Work to be completed:
Output all the data exactly. Pictures do not belong in the copy.
*-*-*
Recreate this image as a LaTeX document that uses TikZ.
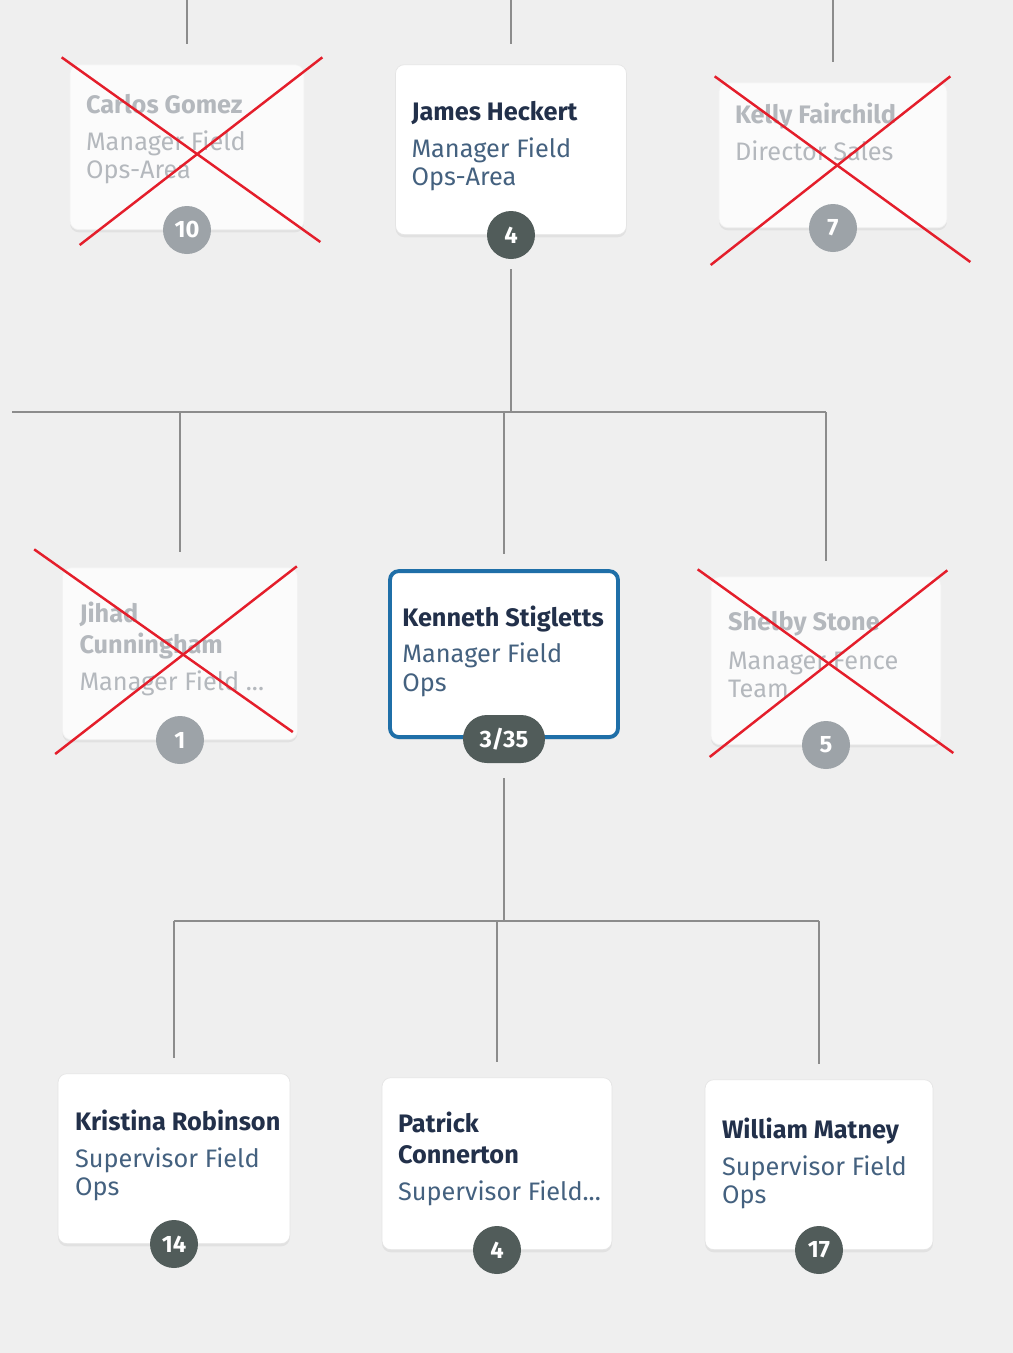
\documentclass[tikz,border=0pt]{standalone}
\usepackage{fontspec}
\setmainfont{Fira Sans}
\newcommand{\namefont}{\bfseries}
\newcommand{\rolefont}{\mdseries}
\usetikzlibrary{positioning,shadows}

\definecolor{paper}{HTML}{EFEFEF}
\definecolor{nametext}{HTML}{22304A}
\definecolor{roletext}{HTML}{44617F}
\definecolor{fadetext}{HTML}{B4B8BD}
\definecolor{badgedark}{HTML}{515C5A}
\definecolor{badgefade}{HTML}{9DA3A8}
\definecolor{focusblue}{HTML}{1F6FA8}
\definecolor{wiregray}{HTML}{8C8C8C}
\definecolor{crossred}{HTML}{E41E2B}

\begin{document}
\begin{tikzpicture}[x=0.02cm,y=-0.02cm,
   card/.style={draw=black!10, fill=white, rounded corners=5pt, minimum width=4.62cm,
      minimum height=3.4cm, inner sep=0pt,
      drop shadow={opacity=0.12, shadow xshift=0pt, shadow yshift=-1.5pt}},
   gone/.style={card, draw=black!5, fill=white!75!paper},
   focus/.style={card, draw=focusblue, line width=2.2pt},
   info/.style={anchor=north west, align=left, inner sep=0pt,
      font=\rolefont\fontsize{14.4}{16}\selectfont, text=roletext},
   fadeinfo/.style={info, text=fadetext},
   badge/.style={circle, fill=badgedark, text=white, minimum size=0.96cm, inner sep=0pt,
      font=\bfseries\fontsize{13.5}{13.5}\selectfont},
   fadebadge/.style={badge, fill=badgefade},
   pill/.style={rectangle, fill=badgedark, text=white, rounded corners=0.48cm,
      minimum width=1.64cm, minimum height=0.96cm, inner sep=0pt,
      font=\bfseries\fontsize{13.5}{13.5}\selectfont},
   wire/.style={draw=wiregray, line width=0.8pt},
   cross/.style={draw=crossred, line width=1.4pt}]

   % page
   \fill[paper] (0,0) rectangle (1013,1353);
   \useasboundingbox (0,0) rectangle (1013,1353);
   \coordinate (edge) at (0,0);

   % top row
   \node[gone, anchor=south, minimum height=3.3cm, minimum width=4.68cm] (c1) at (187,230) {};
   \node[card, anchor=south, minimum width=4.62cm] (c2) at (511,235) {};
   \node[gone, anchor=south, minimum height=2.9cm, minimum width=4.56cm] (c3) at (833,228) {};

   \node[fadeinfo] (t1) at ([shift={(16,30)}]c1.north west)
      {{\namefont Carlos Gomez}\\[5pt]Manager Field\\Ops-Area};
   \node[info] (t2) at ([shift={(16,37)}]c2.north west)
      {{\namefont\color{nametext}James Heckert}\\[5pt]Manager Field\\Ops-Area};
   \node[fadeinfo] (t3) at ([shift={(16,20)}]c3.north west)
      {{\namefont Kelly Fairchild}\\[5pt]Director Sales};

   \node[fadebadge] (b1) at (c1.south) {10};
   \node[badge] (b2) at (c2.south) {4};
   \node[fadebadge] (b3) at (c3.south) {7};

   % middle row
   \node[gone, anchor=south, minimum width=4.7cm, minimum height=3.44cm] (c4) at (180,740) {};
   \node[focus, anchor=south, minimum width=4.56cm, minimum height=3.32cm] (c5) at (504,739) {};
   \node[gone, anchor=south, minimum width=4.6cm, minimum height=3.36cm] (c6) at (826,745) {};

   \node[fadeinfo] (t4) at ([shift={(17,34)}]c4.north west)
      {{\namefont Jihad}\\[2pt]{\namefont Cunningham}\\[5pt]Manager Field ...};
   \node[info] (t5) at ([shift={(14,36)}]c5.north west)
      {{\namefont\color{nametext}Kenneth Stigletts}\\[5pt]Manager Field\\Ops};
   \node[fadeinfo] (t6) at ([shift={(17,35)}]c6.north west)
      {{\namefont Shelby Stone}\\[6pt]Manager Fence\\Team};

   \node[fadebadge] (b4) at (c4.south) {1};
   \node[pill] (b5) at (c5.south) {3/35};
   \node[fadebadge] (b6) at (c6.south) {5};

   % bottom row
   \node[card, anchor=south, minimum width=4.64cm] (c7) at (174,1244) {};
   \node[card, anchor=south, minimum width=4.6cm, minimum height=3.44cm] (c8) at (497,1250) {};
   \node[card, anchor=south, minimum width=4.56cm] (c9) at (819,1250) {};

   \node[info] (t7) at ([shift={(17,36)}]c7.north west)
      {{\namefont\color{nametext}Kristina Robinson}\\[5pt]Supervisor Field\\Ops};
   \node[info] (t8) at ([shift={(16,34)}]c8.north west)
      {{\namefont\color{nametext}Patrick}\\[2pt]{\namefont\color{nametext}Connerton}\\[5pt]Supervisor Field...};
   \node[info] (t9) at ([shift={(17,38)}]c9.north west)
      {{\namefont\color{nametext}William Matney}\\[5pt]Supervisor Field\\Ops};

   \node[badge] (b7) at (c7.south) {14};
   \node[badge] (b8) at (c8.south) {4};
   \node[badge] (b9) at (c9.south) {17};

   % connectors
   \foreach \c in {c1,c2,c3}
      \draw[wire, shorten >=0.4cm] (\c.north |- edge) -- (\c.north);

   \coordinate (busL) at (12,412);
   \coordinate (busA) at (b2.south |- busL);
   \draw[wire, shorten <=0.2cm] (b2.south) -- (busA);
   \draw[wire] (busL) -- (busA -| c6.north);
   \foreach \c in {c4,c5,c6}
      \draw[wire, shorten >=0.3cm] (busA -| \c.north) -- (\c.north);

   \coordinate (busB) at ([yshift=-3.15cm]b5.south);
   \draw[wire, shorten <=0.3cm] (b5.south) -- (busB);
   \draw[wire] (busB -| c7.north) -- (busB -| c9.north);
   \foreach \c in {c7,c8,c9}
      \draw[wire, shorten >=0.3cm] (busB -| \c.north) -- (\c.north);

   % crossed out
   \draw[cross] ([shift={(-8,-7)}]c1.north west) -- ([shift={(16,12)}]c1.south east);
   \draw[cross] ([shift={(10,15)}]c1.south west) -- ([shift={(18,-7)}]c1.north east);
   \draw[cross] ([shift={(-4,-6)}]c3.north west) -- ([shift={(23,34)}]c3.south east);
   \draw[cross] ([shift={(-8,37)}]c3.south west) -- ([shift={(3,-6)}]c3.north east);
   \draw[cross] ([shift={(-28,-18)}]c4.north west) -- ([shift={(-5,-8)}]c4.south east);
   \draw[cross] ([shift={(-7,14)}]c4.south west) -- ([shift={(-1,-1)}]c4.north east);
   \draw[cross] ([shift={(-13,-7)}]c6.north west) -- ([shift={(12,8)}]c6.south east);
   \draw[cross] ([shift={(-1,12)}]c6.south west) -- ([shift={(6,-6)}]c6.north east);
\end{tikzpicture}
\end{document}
*-*-*
Exercise response:
Recreate this image as a LaTeX document that uses TikZ.
\documentclass[tikz,border=0pt]{standalone}
\usepackage{fontspec}
\setmainfont{Fira Sans}
\newcommand{\namefont}{\bfseries}
\newcommand{\rolefont}{\mdseries}
\usetikzlibrary{positioning,shadows}

\definecolor{paper}{HTML}{EFEFEF}
\definecolor{nametext}{HTML}{22304A}
\definecolor{roletext}{HTML}{44617F}
\definecolor{fadetext}{HTML}{B4B8BD}
\definecolor{badgedark}{HTML}{515C5A}
\definecolor{badgefade}{HTML}{9DA3A8}
\definecolor{focusblue}{HTML}{1F6FA8}
\definecolor{wiregray}{HTML}{8C8C8C}
\definecolor{crossred}{HTML}{E41E2B}

\begin{document}
\begin{tikzpicture}[x=0.02cm,y=-0.02cm,
   card/.style={draw=black!10, fill=white, rounded corners=5pt, minimum width=4.62cm,
      minimum height=3.4cm, inner sep=0pt,
      drop shadow={opacity=0.12, shadow xshift=0pt, shadow yshift=-1.5pt}},
   gone/.style={card, draw=black!5, fill=white!75!paper},
   focus/.style={card, draw=focusblue, line width=2.2pt},
   info/.style={anchor=north west, align=left, inner sep=0pt,
      font=\rolefont\fontsize{14.4}{16}\selectfont, text=roletext},
   fadeinfo/.style={info, text=fadetext},
   badge/.style={circle, fill=badgedark, text=white, minimum size=0.96cm, inner sep=0pt,
      font=\bfseries\fontsize{13.5}{13.5}\selectfont},
   fadebadge/.style={badge, fill=badgefade},
   pill/.style={rectangle, fill=badgedark, text=white, rounded corners=0.48cm,
      minimum width=1.64cm, minimum height=0.96cm, inner sep=0pt,
      font=\bfseries\fontsize{13.5}{13.5}\selectfont},
   wire/.style={draw=wiregray, line width=0.8pt},
   cross/.style={draw=crossred, line width=1.4pt}]

   % page
   \fill[paper] (0,0) rectangle (1013,1353);
   \useasboundingbox (0,0) rectangle (1013,1353);
   \coordinate (edge) at (0,0);

   % top row
   \node[gone, anchor=south, minimum height=3.3cm, minimum width=4.68cm] (c1) at (187,230) {};
   \node[card, anchor=south, minimum width=4.62cm] (c2) at (511,235) {};
   \node[gone, anchor=south, minimum height=2.9cm, minimum width=4.56cm] (c3) at (833,228) {};

   \node[fadeinfo] (t1) at ([shift={(16,30)}]c1.north west)
      {{\namefont Carlos Gomez}\\[5pt]Manager Field\\Ops-Area};
   \node[info] (t2) at ([shift={(16,37)}]c2.north west)
      {{\namefont\color{nametext}James Heckert}\\[5pt]Manager Field\\Ops-Area};
   \node[fadeinfo] (t3) at ([shift={(16,20)}]c3.north west)
      {{\namefont Kelly Fairchild}\\[5pt]Director Sales};

   \node[fadebadge] (b1) at (c1.south) {10};
   \node[badge] (b2) at (c2.south) {4};
   \node[fadebadge] (b3) at (c3.south) {7};

   % middle row
   \node[gone, anchor=south, minimum width=4.7cm, minimum height=3.44cm] (c4) at (180,740) {};
   \node[focus, anchor=south, minimum width=4.56cm, minimum height=3.32cm] (c5) at (504,739) {};
   \node[gone, anchor=south, minimum width=4.6cm, minimum height=3.36cm] (c6) at (826,745) {};

   \node[fadeinfo] (t4) at ([shift={(17,34)}]c4.north west)
      {{\namefont Jihad}\\[2pt]{\namefont Cunningham}\\[5pt]Manager Field ...};
   \node[info] (t5) at ([shift={(14,36)}]c5.north west)
      {{\namefont\color{nametext}Kenneth Stigletts}\\[5pt]Manager Field\\Ops};
   \node[fadeinfo] (t6) at ([shift={(17,35)}]c6.north west)
      {{\namefont Shelby Stone}\\[6pt]Manager Fence\\Team};

   \node[fadebadge] (b4) at (c4.south) {1};
   \node[pill] (b5) at (c5.south) {3/35};
   \node[fadebadge] (b6) at (c6.south) {5};

   % bottom row
   \node[card, anchor=south, minimum width=4.64cm] (c7) at (174,1244) {};
   \node[card, anchor=south, minimum width=4.6cm, minimum height=3.44cm] (c8) at (497,1250) {};
   \node[card, anchor=south, minimum width=4.56cm] (c9) at (819,1250) {};

   \node[info] (t7) at ([shift={(17,36)}]c7.north west)
      {{\namefont\color{nametext}Kristina Robinson}\\[5pt]Supervisor Field\\Ops};
   \node[info] (t8) at ([shift={(16,34)}]c8.north west)
      {{\namefont\color{nametext}Patrick}\\[2pt]{\namefont\color{nametext}Connerton}\\[5pt]Supervisor Field...};
   \node[info] (t9) at ([shift={(17,38)}]c9.north west)
      {{\namefont\color{nametext}William Matney}\\[5pt]Supervisor Field\\Ops};

   \node[badge] (b7) at (c7.south) {14};
   \node[badge] (b8) at (c8.south) {4};
   \node[badge] (b9) at (c9.south) {17};

   % connectors
   \foreach \c in {c1,c2,c3}
      \draw[wire, shorten >=0.4cm] (\c.north |- edge) -- (\c.north);

   \coordinate (busL) at (12,412);
   \coordinate (busA) at (b2.south |- busL);
   \draw[wire, shorten <=0.2cm] (b2.south) -- (busA);
   \draw[wire] (busL) -- (busA -| c6.north);
   \foreach \c in {c4,c5,c6}
      \draw[wire, shorten >=0.3cm] (busA -| \c.north) -- (\c.north);

   \coordinate (busB) at ([yshift=-3.15cm]b5.south);
   \draw[wire, shorten <=0.3cm] (b5.south) -- (busB);
   \draw[wire] (busB -| c7.north) -- (busB -| c9.north);
   \foreach \c in {c7,c8,c9}
      \draw[wire, shorten >=0.3cm] (busB -| \c.north) -- (\c.north);

   % crossed out
   \draw[cross] ([shift={(-8,-7)}]c1.north west) -- ([shift={(16,12)}]c1.south east);
   \draw[cross] ([shift={(10,15)}]c1.south west) -- ([shift={(18,-7)}]c1.north east);
   \draw[cross] ([shift={(-4,-6)}]c3.north west) -- ([shift={(23,34)}]c3.south east);
   \draw[cross] ([shift={(-8,37)}]c3.south west) -- ([shift={(3,-6)}]c3.north east);
   \draw[cross] ([shift={(-28,-18)}]c4.north west) -- ([shift={(-5,-8)}]c4.south east);
   \draw[cross] ([shift={(-7,14)}]c4.south west) -- ([shift={(-1,-1)}]c4.north east);
   \draw[cross] ([shift={(-13,-7)}]c6.north west) -- ([shift={(12,8)}]c6.south east);
   \draw[cross] ([shift={(-1,12)}]c6.south west) -- ([shift={(6,-6)}]c6.north east);
\end{tikzpicture}
\end{document}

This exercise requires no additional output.